この作品に対する評価は高く、「最高峰の到達点」と称する識者も少なくありません。発売からすぐに多くの読者を魅了し、その年を代表するベストセラーとして迎えられることとなりました。
話題を呼んだビブリオバトル
特に注目されたのは、2018年に開催された全国高等学校ビブリオバトルです。この大会で当時の高校生、遠藤駿介さんが『最後のトリック』を取り上げ、冒頭で「皆さん、今までに人を殺したことはありますか?」といったユーモラスな問いかけをし、聴衆の心を掴んで見事優勝を果たしました。このスピーチは、若者たちに大きな影響を与え、本書がさらに広く読まれるきっかけとなりました。
深水黎一郎に聞く
最近の重版に際し、深水氏にインタビューを行いました。彼はこのように語ります。「普段あまり本を読まない人が手に取ってくれることが多く、非常に嬉しいです。もし本書が読書の世界への入り口となるのなら、本当に幸せです。」
また、深水氏は、読者が犯人というテーマに挑んだ動機についても触れました。「小学校の頃に読んだミステリー入門書に、『最後の意外な犯人は読者だ』という内容があり、それを実現させるのが長年の夢でした。」
長寿命の理由
驚くべきは、この作品が10代から20代の読者に特に人気を持ち続けている点です。CANTERAデータによると、他のミステリー作品と比べると占有率が10%も高いと言います。これは、作品の独自性が若者に受け入れられている証左の一つといえるでしょう。

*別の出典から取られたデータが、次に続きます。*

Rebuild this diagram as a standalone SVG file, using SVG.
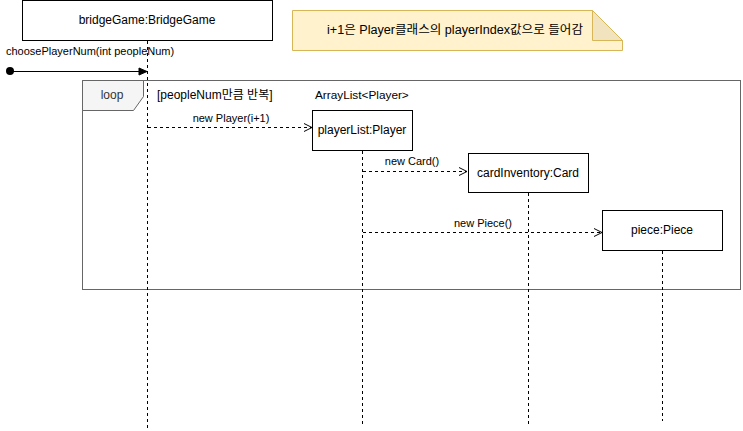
<svg xmlns="http://www.w3.org/2000/svg" width="743" height="431" viewBox="0 0 743 431">
<style>
text{font-family:"Liberation Sans","Noto Sans CJK KR",Arial,sans-serif;fill:#000}
.lbl{font-size:12px;text-anchor:middle}
.msg{font-size:11px;text-anchor:middle}
.box{fill:#fff;stroke:#000;stroke-width:1}
.life{stroke:#000;stroke-width:1;stroke-dasharray:3 3;fill:none}
.dash{stroke:#000;stroke-width:1;stroke-dasharray:3 3;fill:none}
</style>
<defs>
<marker id="open" markerWidth="10" markerHeight="10" refX="9" refY="5" orient="auto" markerUnits="userSpaceOnUse">
<path d="M1,1 L9,5 L1,9" fill="none" stroke="#000" stroke-width="1"/>
</marker>
<marker id="block" markerWidth="10" markerHeight="10" refX="9" refY="5" orient="auto" markerUnits="userSpaceOnUse">
<path d="M1,1.5 L9,5 L1,8.5 Z" fill="#000" stroke="#000" stroke-width="1"/>
</marker>
</defs>
<rect width="743" height="431" fill="#fff"/>

<g id="loop">
<rect x="82.5" y="80.5" width="658" height="209" fill="none" stroke="#666" stroke-width="1"/>
<path d="M82.5,80.5 H143.5 V96.5 L133.5,110.5 H82.5 Z" fill="#f5f5f5" stroke="#666" stroke-width="1"/>
<text x="112" y="99" class="lbl" style="fill:#333">loop</text>
<text x="157" y="99" style="font-size:12px">[peopleNum만큼 반복]</text>
<text x="315" y="99" style="font-size:11.8px">ArrayList&lt;Player&gt;</text>
</g>

<g id="note">
<path d="M292.5,10.5 H592.5 L622.5,40.5 V50.5 H292.5 Z" fill="#fff2cc" stroke="#d6b656" stroke-width="1"/>
<path d="M592.5,10.5 V40.5 H622.5 Z" fill="#f0e3bd" stroke="#d6b656" stroke-width="1"/>
<text x="455" y="34" class="lbl" textLength="256" lengthAdjust="spacingAndGlyphs">i+1은 Player클래스의 playerIndex값으로 들어감</text>
</g>

<g id="bridgeGame">
<rect x="22.5" y="0.5" width="250" height="40" class="box"/>
<text x="147" y="24" class="lbl">bridgeGame:BridgeGame</text>
<line x1="147.5" y1="41" x2="147.5" y2="430" class="life"/>
</g>

<g id="playerList">
<rect x="312.5" y="110.5" width="100" height="40" class="box"/>
<text x="362" y="134" class="lbl">playerList:Player</text>
<line x1="362.5" y1="151" x2="362.5" y2="424" class="life"/>
</g>

<g id="cardInventory">
<rect x="468.5" y="153.5" width="120" height="39" class="box"/>
<text x="528" y="177" class="lbl">cardInventory:Card</text>
<line x1="528.5" y1="193" x2="528.5" y2="424" class="life"/>
</g>

<g id="piece">
<rect x="602.5" y="210.5" width="120" height="40" class="box"/>
<text x="662" y="234" class="lbl">piece:Piece</text>
<line x1="662.5" y1="251" x2="662.5" y2="421" class="life"/>
</g>

<g id="connectors">
<circle cx="10" cy="71" r="4" fill="#000"/>
<line x1="10" y1="71.5" x2="147" y2="71.5" stroke="#000" stroke-width="1" marker-end="url(#block)"/>
<text x="6" y="55" style="font-size:11px">choosePlayerNum(int peopleNum)</text>

<line x1="148" y1="127.5" x2="312" y2="127.5" class="dash" marker-end="url(#open)"/>
<text x="231" y="122" class="msg">new Player(i+1)</text>

<line x1="363" y1="171.5" x2="467" y2="171.5" class="dash" marker-end="url(#open)"/>
<text x="412" y="165" class="msg">new Card()</text>

<line x1="363" y1="232.5" x2="602" y2="232.5" class="dash" marker-end="url(#open)"/>
<text x="483" y="227" class="msg">new Piece()</text>
</g>
</svg>
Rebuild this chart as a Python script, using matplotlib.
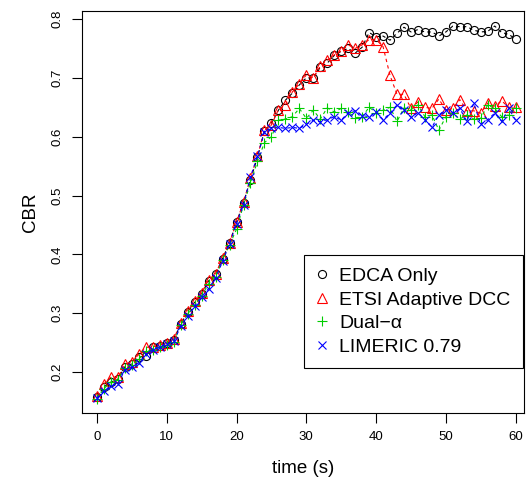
import numpy as np
import matplotlib
matplotlib.use('Agg')
import matplotlib.pyplot as plt
from matplotlib.lines import Line2D

plt.rcParams['font.family'] = ['Liberation Sans', 'DejaVu Sans']

# time axis (s)
time_s = np.arange(0, 61)

edca_only = [0.158, 0.175, 0.183, 0.188, 0.209, 0.214, 0.225, 0.228, 0.242, 0.245,
             0.249, 0.255, 0.282, 0.302, 0.319, 0.333, 0.355, 0.366, 0.393, 0.420,
             0.455, 0.488, 0.527, 0.565, 0.610, 0.623, 0.645, 0.662, 0.674, 0.688,
             0.700, 0.700, 0.718, 0.725, 0.738, 0.745, 0.750, 0.742, 0.752, 0.777,
             0.770, 0.771, 0.764, 0.776, 0.786, 0.778, 0.782, 0.778, 0.778, 0.771,
             0.778, 0.788, 0.787, 0.787, 0.781, 0.778, 0.779, 0.788, 0.777, 0.774,
             0.766]

etsi_dcc = [0.160, 0.180, 0.192, 0.191, 0.213, 0.218, 0.230, 0.242, 0.243, 0.246,
            0.250, 0.256, 0.284, 0.304, 0.320, 0.335, 0.357, 0.367, 0.394, 0.420,
            0.455, 0.489, 0.530, 0.567, 0.611, 0.620, 0.646, 0.654, 0.676, 0.690,
            0.705, 0.700, 0.720, 0.730, 0.739, 0.746, 0.756, 0.750, 0.756, 0.765,
            0.765, 0.753, 0.704, 0.672, 0.672, 0.648, 0.659, 0.650, 0.648, 0.664,
            0.645, 0.648, 0.663, 0.644, 0.644, 0.640, 0.657, 0.652, 0.661, 0.650,
            0.650]

dual_alpha = [0.155, 0.172, 0.183, 0.187, 0.207, 0.212, 0.222, 0.236, 0.238, 0.242,
              0.246, 0.251, 0.280, 0.298, 0.314, 0.330, 0.350, 0.362, 0.390, 0.416,
              0.443, 0.484, 0.522, 0.558, 0.590, 0.600, 0.628, 0.630, 0.634, 0.648,
              0.631, 0.645, 0.630, 0.649, 0.642, 0.648, 0.642, 0.632, 0.634, 0.650,
              0.641, 0.645, 0.650, 0.626, 0.649, 0.646, 0.654, 0.634, 0.637, 0.611,
              0.634, 0.640, 0.630, 0.637, 0.630, 0.631, 0.654, 0.648, 0.634, 0.637,
              0.648]

limeric = [0.156, 0.168, 0.176, 0.180, 0.204, 0.208, 0.216, 0.230, 0.238, 0.242,
           0.247, 0.252, 0.278, 0.296, 0.312, 0.328, 0.342, 0.360, 0.388, 0.418,
           0.452, 0.484, 0.532, 0.567, 0.608, 0.614, 0.616, 0.614, 0.616, 0.614,
           0.621, 0.628, 0.625, 0.629, 0.634, 0.628, 0.641, 0.644, 0.636, 0.634,
           0.642, 0.629, 0.640, 0.654, 0.646, 0.633, 0.641, 0.629, 0.616, 0.637,
           0.646, 0.641, 0.648, 0.626, 0.657, 0.621, 0.629, 0.640, 0.626, 0.648,
           0.628]

series_labels = ['EDCA Only', 'ETSI Adaptive DCC', 'Dual\u2212\u03b1', 'LIMERIC 0.79']

# R-like styles: pch 1..4, colours black/red/green3/blue
styles = [
    dict(marker='o', color='black', ms=5.8),
    dict(marker='^', color='#FF0000', ms=7.0),
    dict(marker='+', color='#00CD00', ms=7.8),
    dict(marker='x', color='#0000FF', ms=5.9),
]

fig = plt.figure(figsize=(5.31, 4.78), dpi=100)
ax = fig.add_axes([82 / 531, 1 - 413 / 478, (524 - 82) / 531, (413 - 11) / 478])

all_series = [edca_only, etsi_dcc, dual_alpha, limeric]
for vals, st in zip(all_series, styles):
    ax.plot(time_s, vals, color=st['color'], linestyle=(0, (3, 3)), linewidth=0.8)
    ax.plot(time_s, vals, linestyle='none', marker=st['marker'], ms=st['ms'],
            markerfacecolor='none', markeredgecolor=st['color'], markeredgewidth=0.8)

ax.set_xlim(-2.15, 61.2)
ax.set_ylim(0.1305, 0.8136)
ax.set_xticks(np.arange(0, 61, 10))
ax.set_yticks(np.arange(0.2, 0.81, 0.1))
ax.set_yticklabels(['0.2', '0.3', '0.4', '0.5', '0.6', '0.7', '0.8'], rotation=90, va='center')
ax.tick_params(direction='out', length=7, width=0.8, labelsize=9.5, pad=6)
for sp in ax.spines.values():
    sp.set_linewidth(0.8)

ax.set_xlabel('time (s)', fontsize=13.5, labelpad=12)
ax.set_ylabel('CBR', fontsize=13.5, labelpad=9)

handles = [Line2D([0], [0], linestyle='none', marker=st['marker'], ms=st['ms'],
                  markerfacecolor='none', markeredgecolor=st['color'], markeredgewidth=0.8,
                  label=lab) for st, lab in zip(styles, series_labels)]
leg = ax.legend(handles=handles, loc='upper right', bbox_to_anchor=(0.998, 0.393),
                fontsize=14, frameon=True, fancybox=False, framealpha=1,
                edgecolor='black', borderpad=0.65, labelspacing=0.3,
                handlelength=0.5, handletextpad=0.65, borderaxespad=0)
leg.get_frame().set_linewidth(0.8)

fig.savefig('out.png', dpi=100)
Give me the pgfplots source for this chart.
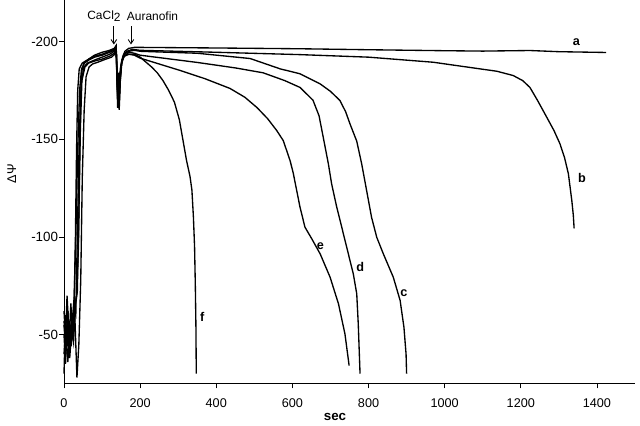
\documentclass[border=0pt]{standalone}
\usepackage{fontspec}
\setmainfont{Liberation Sans}
\usepackage{pgfplots}
\pgfplotsset{compat=1.18}
\usetikzlibrary{arrows.meta}

\begin{document}
\begin{tikzpicture}
\begin{axis}[
    scale only axis, width=14.275cm, height=9.575cm,
    xmin=0, xmax=1500, ymin=-221, ymax=-25, y dir=reverse,
    axis x line=bottom, axis y line=left,
    axis line style={-, line width=0.7pt},
    xtick={0,200,...,1400}, ytick={-200,-150,-100,-50},
    yticklabels={-200,-150,-100,-50},
    scaled x ticks=false,
    /pgf/number format/1000 sep={},
    /pgf/number format/assume math mode=true,
    tick align=outside, major tick length=0.125cm,
    tick style={black, line width=0.6pt},
    xticklabel style={font=\fontsize{9}{10}\selectfont, yshift=-0.12cm},
    yticklabel style={font=\fontsize{9.5}{10}\selectfont, xshift=0.1cm},
    clip=false,
    curve/.style={black, solid, line width=0.95pt, no marks},
]
% a
\addplot[curve] coordinates {(0,-30) (4,-60) (8,-44) (12,-56) (16,-42) (20,-58) (24,-50) (28,-64) (33,-70) (38,-95) (41,-140) (44,-172) (47,-185) (52,-189) (65,-191) (80,-193) (100,-194.5) (120,-195.5) (132,-196.5) (137,-198) (139,-186) (141,-172) (143,-180) (145,-168) (147,-178) (150,-187) (154,-192) (160,-195) (170,-196.5) (185,-197) (200,-197) (400,-196.7) (620,-196.3) (800,-195.8) (1000,-195.3) (1100,-195.1) (1224,-195.4) (1300,-194.8) (1424,-194.4)};
% b
\addplot[curve] coordinates {(0,-55) (5,-40) (10,-62) (14,-48) (18,-66) (22,-52) (26,-60) (30,-100) (33,-145) (36,-175) (40,-186) (48,-189) (65,-191) (80,-192.5) (100,-193.5) (120,-195) (132,-196) (137,-197.5) (139,-180) (141,-166) (143,-175) (145,-165) (148,-180) (151,-189) (156,-193) (165,-195) (180,-196) (200,-195.5) (400,-194.5) (620,-193.3) (800,-192) (970,-189.4) (1093,-186) (1137,-184.8) (1180,-182.6) (1205,-180) (1224,-176.5) (1245,-169.5) (1268,-161.3) (1287,-154.5) (1303,-147.6) (1315,-140.5) (1325,-132.3) (1334,-118.6) (1338,-111) (1340,-104.4)};
% c
\addplot[curve] coordinates {(0,-40) (5,-54) (10,-36) (15,-50) (19,-44) (23,-60) (27,-70) (31,-100) (36,-145) (41,-175) (46,-186) (54,-189) (65,-190.5) (80,-192) (100,-193) (120,-194.5) (132,-195.5) (137,-197) (139,-182) (141,-170) (143,-178) (145,-172) (148,-183) (152,-190) (158,-193.5) (170,-195) (185,-195.5) (200,-195) (350,-194) (489,-191.3) (568,-186) (620,-183.5) (673,-178.3) (700,-174.5) (725,-169.8) (740,-164) (751,-158) (769,-149) (782,-137.4) (795,-123.7) (808,-110) (821.6,-99.8) (839,-91.3) (865,-79.4) (883,-67.5) (893,-53.8) (898.6,-40) (900,-30)};
% d
\addplot[curve] coordinates {(0,-50) (4,-35) (9,-58) (13,-42) (17,-55) (21,-47) (26,-63) (31,-60) (35,-100) (40,-150) (45,-178) (52,-187) (62,-189) (80,-190.5) (100,-192) (120,-193.5) (132,-195) (137,-196.5) (139,-184) (141,-173) (143,-180) (145,-170) (148,-181) (152,-189) (158,-192.5) (170,-194.5) (185,-194) (200,-193) (350,-189.3) (450,-186.5) (523,-184) (580,-180) (620,-176.5) (654,-170) (670,-162) (681,-151) (694.5,-137.4) (703,-127.2) (716.5,-115.2) (729.6,-105) (747,-91.3) (760,-81.1) (769,-70.9) (773,-55.5) (777.7,-30)};
% e
\addplot[curve] coordinates {(0,-57) (5,-45) (10,-62) (15,-38) (20,-52) (25,-46) (30,-65) (35,-72) (39,-110) (43,-155) (47,-180) (55,-187) (65,-189) (80,-190) (100,-191) (120,-192.5) (132,-194) (137,-196) (139,-185) (141,-176) (143,-182) (145,-175) (148,-184) (152,-190) (158,-192.5) (170,-193.5) (185,-193) (200,-191.5) (250,-188.5) (305,-185.2) (370,-181) (436,-176) (475,-171.5) (507,-166.2) (535,-160.5) (559,-154.4) (576,-149.3) (594,-139) (602.6,-132.3) (620,-115.2) (633,-105) (651,-99) (673,-91.3) (699,-79.4) (721,-65.8) (738,-50.4) (749,-34.2)};
% f
\addplot[curve] coordinates {(0,-62) (4,-48) (8,-70) (12,-55) (16,-44) (20,-60) (24,-50) (28,-62) (34,-28) (39,-45) (44,-78) (48,-130) (53,-165) (58,-182) (66,-187) (75,-188.5) (90,-189.5) (110,-191) (125,-192) (133,-193.5) (137,-195.5) (139,-186) (141,-178) (143,-184) (145,-178) (148,-186) (152,-190.5) (158,-192.5) (170,-193.5) (185,-193.5) (200,-192) (215,-189.5) (230,-187) (245,-184) (260,-180) (275,-175) (290,-169) (303,-160) (313,-149) (322,-139) (331,-131) (336,-124) (340,-110) (343,-95) (345,-75) (346.5,-55) (347.5,-30)};

\node[font=\fontsize{9}{10}\selectfont\bfseries] at (axis cs:1346,-199.9) {a};
\node[font=\fontsize{9}{10}\selectfont\bfseries] at (axis cs:1361,-130.4) {b};
\node[font=\fontsize{9}{10}\selectfont\bfseries] at (axis cs:893,-71) {c};
\node[font=\fontsize{9}{10}\selectfont\bfseries] at (axis cs:778,-84.8) {d};
\node[font=\fontsize{9}{10}\selectfont\bfseries] at (axis cs:673.6,-95.1) {e};
\node[font=\fontsize{9}{10}\selectfont\bfseries] at (axis cs:363,-58.9) {f};

\node[font=\fontsize{8.5}{10}\selectfont] at (axis cs:105,-212.8) {CaCl\raisebox{-0.35ex}{2}};
\node[font=\fontsize{8.5}{10}\selectfont] at (axis cs:232.5,-212.8) {Auranofin};
\draw[line width=0.6pt, -{Straight Barb[length=3pt,width=4pt]}] (axis cs:131,-207.7) -- (axis cs:131,-198.5);
\draw[line width=0.6pt, -{Straight Barb[length=3pt,width=4pt]}] (axis cs:176,-207.7) -- (axis cs:176,-198.5);

\node[rotate=90, font=\fontsize{9}{10}\selectfont] at (axis cs:-137,-132.4) {ΔΨ};
\node[font=\fontsize{9.5}{10}\selectfont\bfseries] at (axis cs:712,-8) {sec};
\end{axis}
\path (-1.6cm,-1.025cm) rectangle (14.4cm,9.575cm);
\end{tikzpicture}
\end{document}
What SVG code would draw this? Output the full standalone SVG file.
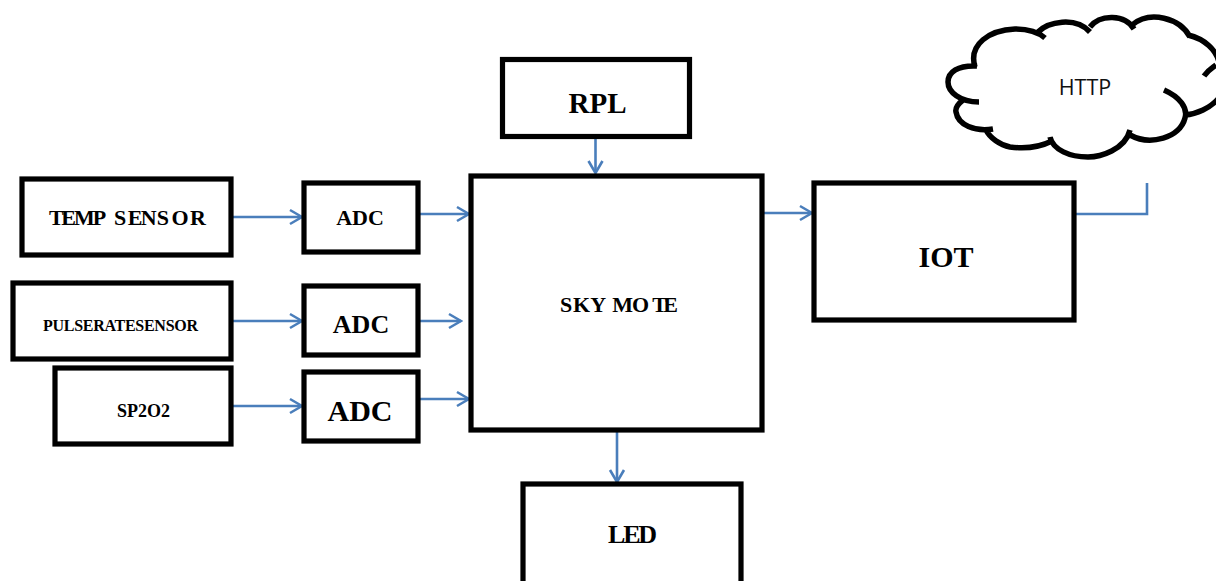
<svg xmlns="http://www.w3.org/2000/svg" width="1216" height="581" viewBox="0 0 1216 581">
<style>
.box{fill:#fff;stroke:#000;stroke-width:5.2}
.t{font-family:"Liberation Serif",serif;font-weight:bold;fill:#000;text-anchor:middle}
.s{text-anchor:start}
.c{fill:none;stroke:#4a7ebb;stroke-width:2.6}
.cl{fill:none;stroke:#000;stroke-width:5.5}
</style>
<defs><marker id="a" markerUnits="userSpaceOnUse" markerWidth="16" markerHeight="20" refX="14" refY="10" orient="auto"><path d="M2 3 L14 10 L2 17" fill="none" stroke="#4a7ebb" stroke-width="2.600"/></marker></defs>
<rect width="1216" height="581" fill="#fff"/>
<g id="cloud">
<path class="cl" d="M975 67C968 44 990 30 1015 29C1028 29 1038 32 1045 38M1038 32C1048 22 1075 16 1090 32M1090 27C1100 14 1125 14 1134 29M1132 25C1150 10 1180 18 1190 37M1188 35C1205 39 1216 50 1219 62M1204 76C1208 70 1212 68 1216 65M1185 115C1197 114 1210 108 1218 99M1164 90C1180 97 1188 108 1185 118C1180 138 1150 146 1130 135M1130 130C1125 150 1100 157 1088 157C1070 157 1053 150 1050 137M1052 141C1040 147 1025 149 1010 147C1000 145 990 138 986 130M993 129C975 132 958 125 956 112C955 108 958 104 963 100M979 102C960 102 948 92 948 82C948 72 958 65 977 66"/>
<text x="1085" y="95" font-family="'Open Sans','Noto Sans',sans-serif" font-size="21.500" fill="#111" text-anchor="middle">HTTP</text>
</g>
<g id="connectors">
<path class="c" d="M595.500 137V173" marker-end="url(#a)"/>
<path class="c" d="M231 217H302" marker-end="url(#a)"/>
<path class="c" d="M419 214H469" marker-end="url(#a)"/>
<path class="c" d="M231 321H302" marker-end="url(#a)"/>
<path class="c" d="M420 321H461" marker-end="url(#a)"/>
<path class="c" d="M231 406H302" marker-end="url(#a)"/>
<path class="c" d="M419 399H469" marker-end="url(#a)"/>
<path class="c" d="M763 213H812" marker-end="url(#a)"/>
<path class="c" d="M617 430V482" marker-end="url(#a)"/>
<path class="c" d="M1074 214H1147V183"/>
</g>
<g id="rpl"><rect class="box" x="502.500" y="59.500" width="187" height="77"/><text class="t" x="597.500" y="113" font-size="29">RPL</text></g>
<g id="temp"><rect class="box" x="22" y="179" width="209" height="76"/><text class="t s" x="49" y="225" font-size="22" dx="0 -2.500 -2 -2 0 3.500 1.500 -1.500 0 2.500 1.500">TEMP SENSOR</text></g>
<g id="adc1"><rect class="box" x="304" y="183" width="114" height="69"/><text class="t" x="360" y="225" font-size="22">ADC</text></g>
<g id="pulse"><rect class="box" x="13" y="283" width="218" height="76"/><text class="t" x="120.500" y="331" font-size="16" textLength="155" lengthAdjust="spacing">PULSERATESENSOR</text></g>
<g id="adc2"><rect class="box" x="304" y="286" width="114" height="69"/><text class="t" x="361" y="333" font-size="26">ADC</text></g>
<g id="sp"><rect class="box" x="55" y="368" width="176" height="76"/><text class="t" x="143.500" y="417" font-size="18">SP2O2</text></g>
<g id="adc3"><rect class="box" x="304" y="372" width="114" height="69"/><text class="t" x="360" y="421" font-size="30">ADC</text></g>
<g id="sky"><rect class="box" x="471" y="176" width="291" height="254"/><text class="t s" x="560" y="312" font-size="22" dx="0 0.800 0 0 1.600 -1 3 -3.700">SKY MOTE</text></g>
<g id="iot"><rect class="box" x="814" y="183" width="260" height="137"/><text class="t" x="946" y="267" font-size="30">IOT</text></g>
<g id="led"><rect class="box" x="523" y="484" width="218" height="100"/><text class="t s" x="608" y="543" font-size="26" dx="0 -2 -2.500">LED</text></g>
</svg>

10年という長期の支持期間を迎え、重版の勢いを増す『最後のトリック』。ミステリーファンだけでなく、幅広い世代に再び注目されることを受けて、日本の推理小説界のレジェンド、島田荘司氏も「まれに見る野心作であり傑作」と評しています。
深水氏の作品は、単なる小説ではなく、読者の心を揺さぶる挑戦状であり続けます。あなたもぜひこの機会に、彼のデビュー作を手に取ってみてはいかがでしょうか。
書誌情報
- - 書名:最後のトリック
- - 著者:深水黎一郎
- - 文庫版解説:島田荘司
- - 発売日:2014年10月7日
- - 最新重版出来日:2025年5月7日
- - 税込定価:803円(本体730円)
- - ISBN:978-4-309-41318-1
- - URL:最後のトリック
深水黎一郎略歴
1963年山形県生まれ。2007年に『ウルチモ・トルッコ』でメフィスト賞を受賞しデビュー。2014年には『最後のトリック』を刊行し、大ヒットを記録。さらには2011年に日本推理作家協会賞も受賞しています。